## SHORT EXERCISE:
Make an exact copy, from the records below, of the lines from the line containing "Write the Apache ECharts code for this chart." to the line containing "120, step: 10", both lines included, excluding pictures.

— START OF DATASET EXCERPTS —

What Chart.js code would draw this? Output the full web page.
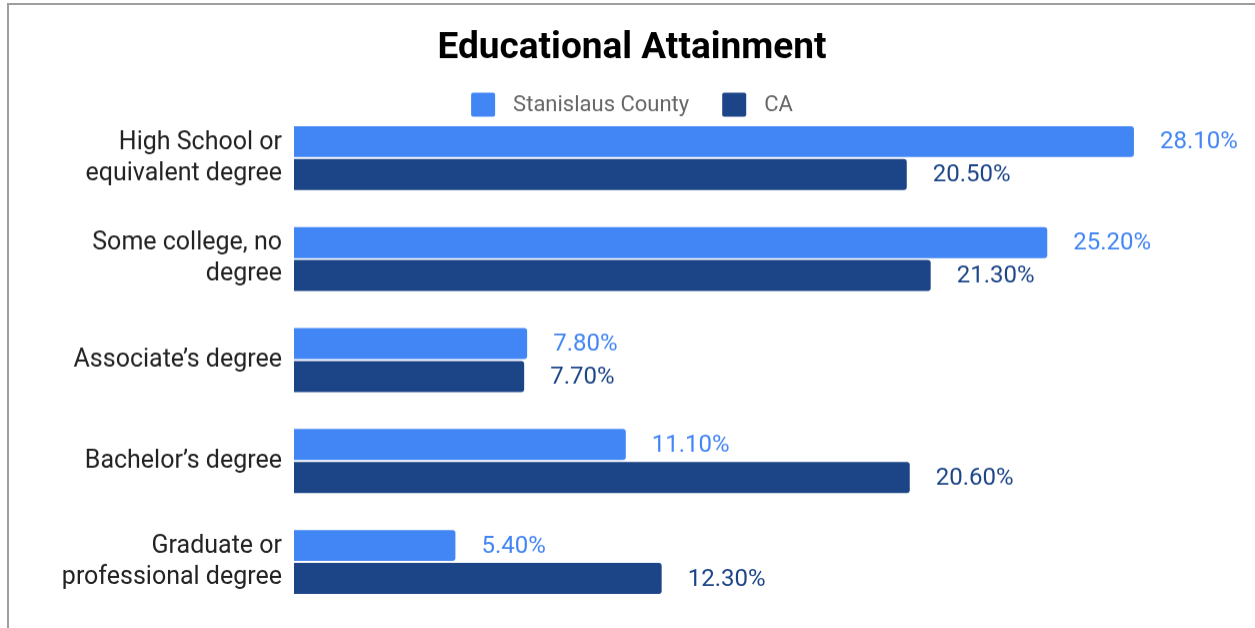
<!DOCTYPE html>
<html>
<head>
<meta charset="utf-8">
<script src="https://cdn.jsdelivr.net/npm/chart.js@4.4.1/dist/chart.umd.min.js"></script>
<style>
  html, body { margin: 0; padding: 0; background: #fff; overflow: hidden; }
  #frame {
    position: absolute; left: 7px; top: 3px; width: 1260px; height: 680px;
    border-left: 2px solid #9e9e9e; border-top: 2px solid #9e9e9e;
  }
  #wrap { position: absolute; left: 9px; top: 5px; width: 1246px; height: 641.5px; }
</style>
</head>
<body>
<div id="frame"></div>
<div id="wrap"><canvas id="chart"></canvas></div>
<script>
const categories = [
  ["High School or", "equivalent degree"],
  ["Some college, no", "degree"],
  "Associate\u2019s degree",
  "Bachelor\u2019s degree",
  ["Graduate or", "professional degree"]
];
const seriesNames = ["Stanislaus County", "CA"];
const stanislaus = [28.1, 25.2, 7.8, 11.1, 5.4];
const california = [20.5, 21.3, 7.7, 20.6, 12.3];
const colors = ["#4285f4", "#1c4587"];

// value labels at the end of each bar
const valueLabels = {
  id: "valueLabels",
  afterDatasetsDraw(chart) {
    const ctx = chart.ctx;
    ctx.save();
    ctx.font = "24px Roboto";
    ctx.textAlign = "left";
    ctx.textBaseline = "middle";
    chart.data.datasets.forEach((ds, i) => {
      const meta = chart.getDatasetMeta(i);
      ctx.fillStyle = ds.backgroundColor;
      meta.data.forEach((bar, j) => {
        ctx.fillText(ds.data[j].toFixed(2) + "%", bar.x + 26, bar.y + 1);
      });
    });
    ctx.restore();
  }
};

// legend drawn by hand so the gaps match
const simpleLegend = {
  id: "simpleLegend",
  afterDraw(chart) {
    const ctx = chart.ctx;
    const box = 24, gap = 18, spacing = 33, cy = 99.5;
    ctx.save();
    ctx.font = "22px Roboto";
    ctx.textBaseline = "middle";
    const items = chart.data.datasets.map(ds => ({
      text: ds.label, color: ds.backgroundColor, w: ctx.measureText(ds.label).width
    }));
    let total = items.reduce((s, it) => s + box + gap + it.w, 0) + spacing * (items.length - 1);
    let x = (chart.width - total) / 2;
    items.forEach(it => {
      ctx.fillStyle = it.color;
      ctx.beginPath();
      ctx.roundRect(x, cy - box / 2, box, box, 2);
      ctx.fill();
      ctx.fillStyle = "#666";
      ctx.fillText(it.text, x + box + gap, cy + 1);
      x += box + gap + it.w + spacing;
    });
    ctx.restore();
  }
};

new Chart(document.getElementById("chart"), {
  type: "bar",
  data: {
    labels: categories,
    datasets: [
      { label: seriesNames[0], data: stanislaus, backgroundColor: colors[0] },
      { label: seriesNames[1], data: california, backgroundColor: colors[1] }
    ]
  },
  options: {
    indexAxis: "y",
    responsive: true,
    maintainAspectRatio: false,
    animation: false,
    categoryPercentage: 0.653,
    barPercentage: 0.94,
    borderRadius: { topRight: 3, bottomRight: 3 },
    borderSkipped: "start",
    layout: { padding: { top: 0, right: 0, bottom: 0, left: 0 } },
    plugins: {
      title: {
        display: true,
        text: "Educational Attainment",
        color: "#000",
        font: { family: "Roboto", size: 37, weight: "bold" },
        padding: { top: 21.8, bottom: 36.2 }
      },
      legend: { display: false },
      tooltip: { enabled: false }
    },
    scales: {
      x: {
        min: 0,
        max: 32.15,
        display: false,
        grid: { display: false }
      },
      y: {
        grid: { display: false },
        border: { display: false },
        ticks: {
          color: "#222",
          padding: 4,
          font: { family: "Roboto", size: 25, lineHeight: 1.24 }
        },
        afterFit(scale) { scale.width = 285; }
      }
    }
  },
  plugins: [valueLabels, simpleLegend]
});
</script>
</body>
</html>
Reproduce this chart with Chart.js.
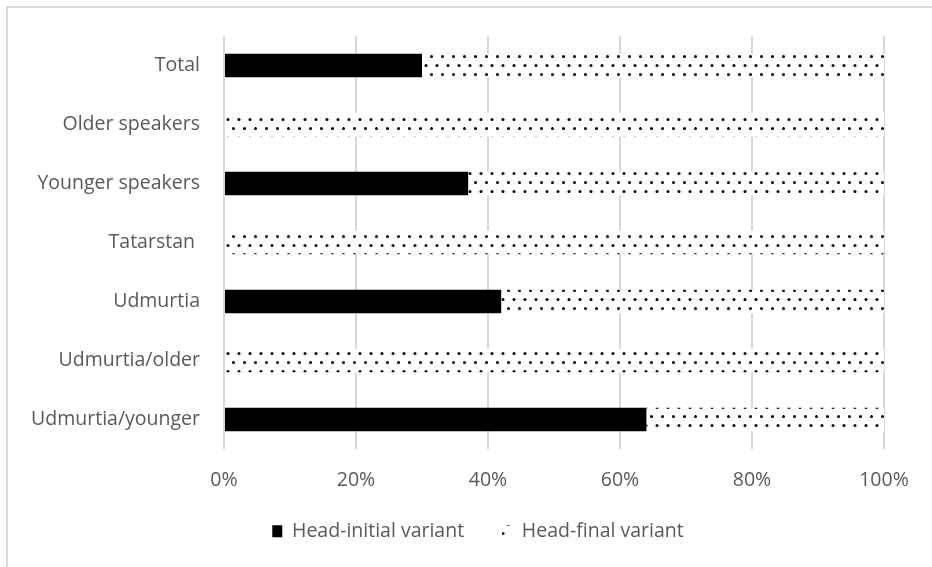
<!DOCTYPE html>
<html>
<head>
<meta charset="utf-8">
<script src="https://cdn.jsdelivr.net/npm/chart.js@4"></script>
<style>
  html, body { margin: 0; padding: 0; background: #fff; }
  #wrap { position: relative; width: 932px; height: 567px; overflow: hidden; }
  #frame { position: absolute; left: 6px; top: 6px; width: 1000px; height: 700px;
           border-top: 2px solid #d9d9d9; border-left: 2px solid #d9d9d9; box-sizing: border-box; }
  #chart { position: absolute; left: 0; top: 0; }
</style>
</head>
<body>
<div id="wrap">
  <div id="frame"></div>
  <canvas id="chart" width="932" height="567"></canvas>
</div>
<script>
// Word-order variants by speaker group (share of responses)
const groups = ['Total', 'Older speakers', 'Younger speakers', 'Tatarstan ', 'Udmurtia', 'Udmurtia/older', 'Udmurtia/younger'];
const headInitial = [0.30, 0, 0.37, 0, 0.42, 0, 0.64];
const headFinal = [0.70, 1, 0.63, 1, 0.58, 1, 0.36];
const seriesNames = ['Head-initial variant', 'Head-final variant'];
const tickValues = [0, 0.2, 0.4, 0.6, 0.8, 1];

// Staggered dot fill used for the head-final bars
function dotPattern() {
  const c = document.createElement('canvas');
  c.width = 11; c.height = 18;
  const g = c.getContext('2d');
  g.fillStyle = '#ffffff';
  g.fillRect(0, 0, 11, 18);
  g.fillStyle = '#000000';
  g.beginPath(); g.arc(2.5, 2.5, 1.5, 0, Math.PI * 2); g.fill();
  g.beginPath(); g.arc(8, 11.5, 1.5, 0, Math.PI * 2); g.fill();
  return g.createPattern(c, 'repeat');
}

const FONT = '"Open Sans", Lato, sans-serif';
const TEXT = '#595959';
const LEGEND_GAP = 38;

// Moves the legend row under the middle of the figure
const legendShift = {
  id: 'legendShift',
  afterLayout(chart) {
    const lg = chart.legend;
    if (!lg) return;
    lg.left += 36; lg.right += 36;
    lg.top -= 16; lg.bottom -= 16;
  }
};

new Chart(document.getElementById('chart'), {
  type: 'bar',
  data: {
    labels: groups,
    datasets: [
      { label: seriesNames[0], data: headInitial, backgroundColor: '#000000',
        borderColor: '#000000', borderWidth: 0, barPercentage: 0.4, categoryPercentage: 1 },
      { label: seriesNames[1], data: headFinal, backgroundColor: dotPattern(),
        borderWidth: 0, barPercentage: 0.4, categoryPercentage: 1 }
    ]
  },
  plugins: [legendShift],
  options: {
    indexAxis: 'y',
    responsive: false,
    animation: false,
    layout: { padding: { left: 0, right: 48, top: 36, bottom: 0 } },
    scales: {
      x: {
        stacked: true,
        min: 0, max: 1,
        afterBuildTicks: (s) => { s.ticks = tickValues.map(v => ({ value: v })); },
        afterFit: (s) => { s.height = 50.5; },
        grid: { color: '#d9d9d9', lineWidth: 2, drawTicks: false },
        border: { display: false },
        ticks: {
          padding: 20,
          color: TEXT,
          font: { family: FONT, size: 19.5 },
          callback: (v) => Math.round(v * 100) + '%'
        }
      },
      y: {
        stacked: true,
        afterFit: (s) => { s.width = 224; },
        grid: { display: false, drawTicks: false },
        border: { display: false },
        ticks: { padding: 24, color: TEXT, font: { family: FONT, size: 19.5 } }
      }
    },
    plugins: {
      legend: {
        position: 'bottom',
        labels: {
          boxWidth: 10, boxHeight: 12, padding: LEGEND_GAP,
          color: TEXT,
          font: { family: FONT, size: 19.5 }
        }
      },
      tooltip: { enabled: false }
    }
  }
});
</script>
</body>
</html>
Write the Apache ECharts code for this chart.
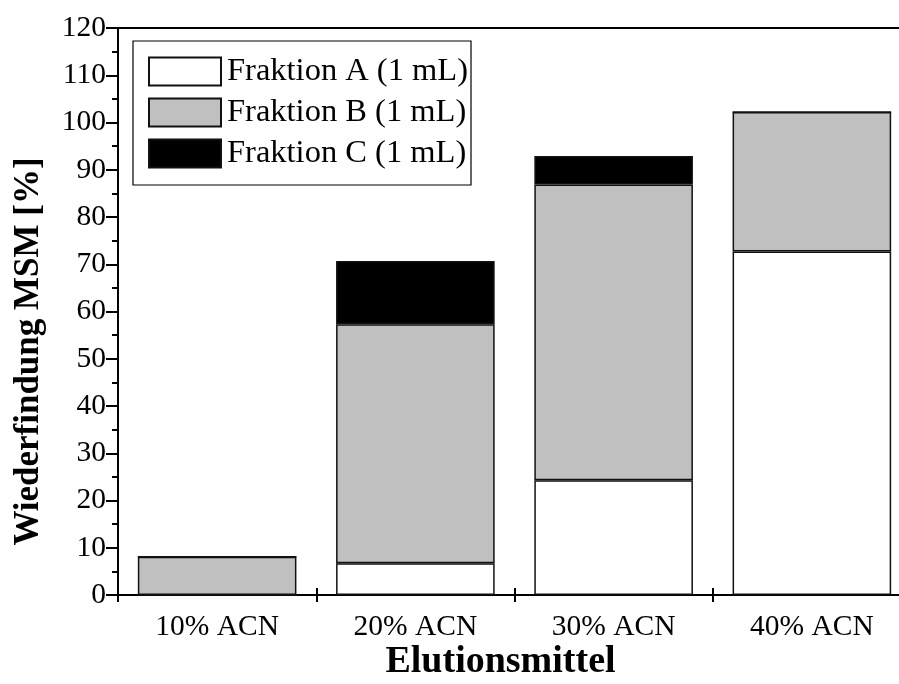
<!DOCTYPE html>
<html>
<head>
<meta charset="utf-8">
<script src="https://cdn.jsdelivr.net/npm/echarts@6/dist/echarts.min.js"></script>
<style>
  html, body { margin: 0; padding: 0; background: #fff; overflow: hidden; }
  #chart { width: 899px; height: 684px; }
</style>
</head>
<body>
<div id="chart"></div>
<script>
// Elution solvent categories
const categories = ['10% ACN', '20% ACN', '30% ACN', '40% ACN'];
// Recovery per fraction (stacked), in %
const fractionA = [0, 6.7, 24.3, 72.7];
const fractionB = [8.1, 50.6, 62.6, 29.5];
const fractionC = [0, 13.4, 6.0, 0];
const seriesNames = ['Fraktion A (1 mL)', 'Fraktion B (1 mL)', 'Fraktion C (1 mL)'];
const yTicks = { min: 0, max: 120, step: 10 };

const FONT = 'Liberation Serif, Times New Roman, serif';
const chart = echarts.init(document.getElementById('chart'), null, { renderer: 'canvas', width: 899, height: 684 });

function barSeries(name, data, color) {
  return {
    name: name,
    type: 'bar',
    stack: 'total',
    data: data,
    barWidth: '80%',
    itemStyle: { color: color, borderColor: '#111', borderWidth: 1.5 },
    emphasis: { disabled: true }
  };
}

chart.setOption({
  animation: false,
  backgroundColor: '#fff',
  // plot frame continues past the right edge of the canvas
  grid: { left: 118, top: 28, width: 793, height: 567, containLabel: false, outerBoundsMode: 'none' },
  legend: {
    orient: 'vertical',
    left: 133,
    top: 41,
    padding: [14, 3, 15, 15],
    itemWidth: 72,
    itemHeight: 28,
    itemGap: 8,
    icon: 'rect',
    borderColor: '#000',
    borderWidth: 1.2,
    backgroundColor: '#fff',
    textStyle: { fontFamily: FONT, fontSize: 32.5, color: '#000', padding: [0, 0, 0, 1] },
    data: seriesNames
  },
  xAxis: [
    {
      type: 'category',
      data: categories,
      position: 'bottom',
      axisLine: { lineStyle: { color: '#000', width: 2 } },
      axisTick: { show: true, length: 7, lineStyle: { color: '#000', width: 2 } },
      axisLabel: { fontFamily: FONT, fontSize: 29.5, color: '#000', margin: 17 },
      name: 'Elutionsmittel',
      nameLocation: 'middle',
      nameMoveOverlap: false,
      nameGap: 48,
      nameTextStyle: { fontFamily: FONT, fontSize: 38, fontWeight: 'bold', color: '#000', padding: [0, 28, 0, 0] }
    },
    {
      type: 'category',
      data: categories,
      position: 'bottom',
      axisLine: { show: false },
      axisTick: { show: true, inside: true, length: 7, lineStyle: { color: '#000', width: 2 } },
      axisLabel: { show: false }
    },
    {
      type: 'category',
      data: categories,
      position: 'top',
      axisLine: { lineStyle: { color: '#000', width: 2 } },
      axisTick: { show: false },
      axisLabel: { show: false }
    }
  ],
  yAxis: {
    type: 'value',
    min: yTicks.min,
    max: yTicks.max,
    interval: yTicks.step,
    axisLine: { show: true, lineStyle: { color: '#000', width: 2 } },
    axisTick: { show: true, length: 12, lineStyle: { color: '#000', width: 2 } },
    minorTick: { show: true, splitNumber: 2, length: 6, lineStyle: { color: '#000', width: 2 } },
    splitLine: { show: false },
    axisLabel: { fontFamily: FONT, fontSize: 29.5, color: '#000', margin: 12 },
    name: 'Wiederfindung MSM [%]',
    nameLocation: 'middle',
    nameMoveOverlap: false,
    nameGap: 72,
    nameTextStyle: { fontFamily: FONT, fontSize: 35, fontWeight: 'bold', color: '#000', padding: [0, 80, 0, 0] }
  },
  series: [
    barSeries(seriesNames[0], fractionA, '#ffffff'),
    barSeries(seriesNames[1], fractionB, '#c0c0c0'),
    barSeries(seriesNames[2], fractionC, '#000000')
  ]
});
</script>
</body>
</html>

— END OF DATASET EXCERPTS —

## CORRECT RESPONSE:
Write the Apache ECharts code for this chart.
<!DOCTYPE html>
<html>
<head>
<meta charset="utf-8">
<script src="https://cdn.jsdelivr.net/npm/echarts@6/dist/echarts.min.js"></script>
<style>
  html, body { margin: 0; padding: 0; background: #fff; overflow: hidden; }
  #chart { width: 899px; height: 684px; }
</style>
</head>
<body>
<div id="chart"></div>
<script>
// Elution solvent categories
const categories = ['10% ACN', '20% ACN', '30% ACN', '40% ACN'];
// Recovery per fraction (stacked), in %
const fractionA = [0, 6.7, 24.3, 72.7];
const fractionB = [8.1, 50.6, 62.6, 29.5];
const fractionC = [0, 13.4, 6.0, 0];
const seriesNames = ['Fraktion A (1 mL)', 'Fraktion B (1 mL)', 'Fraktion C (1 mL)'];
const yTicks = { min: 0, max: 120, step: 10 };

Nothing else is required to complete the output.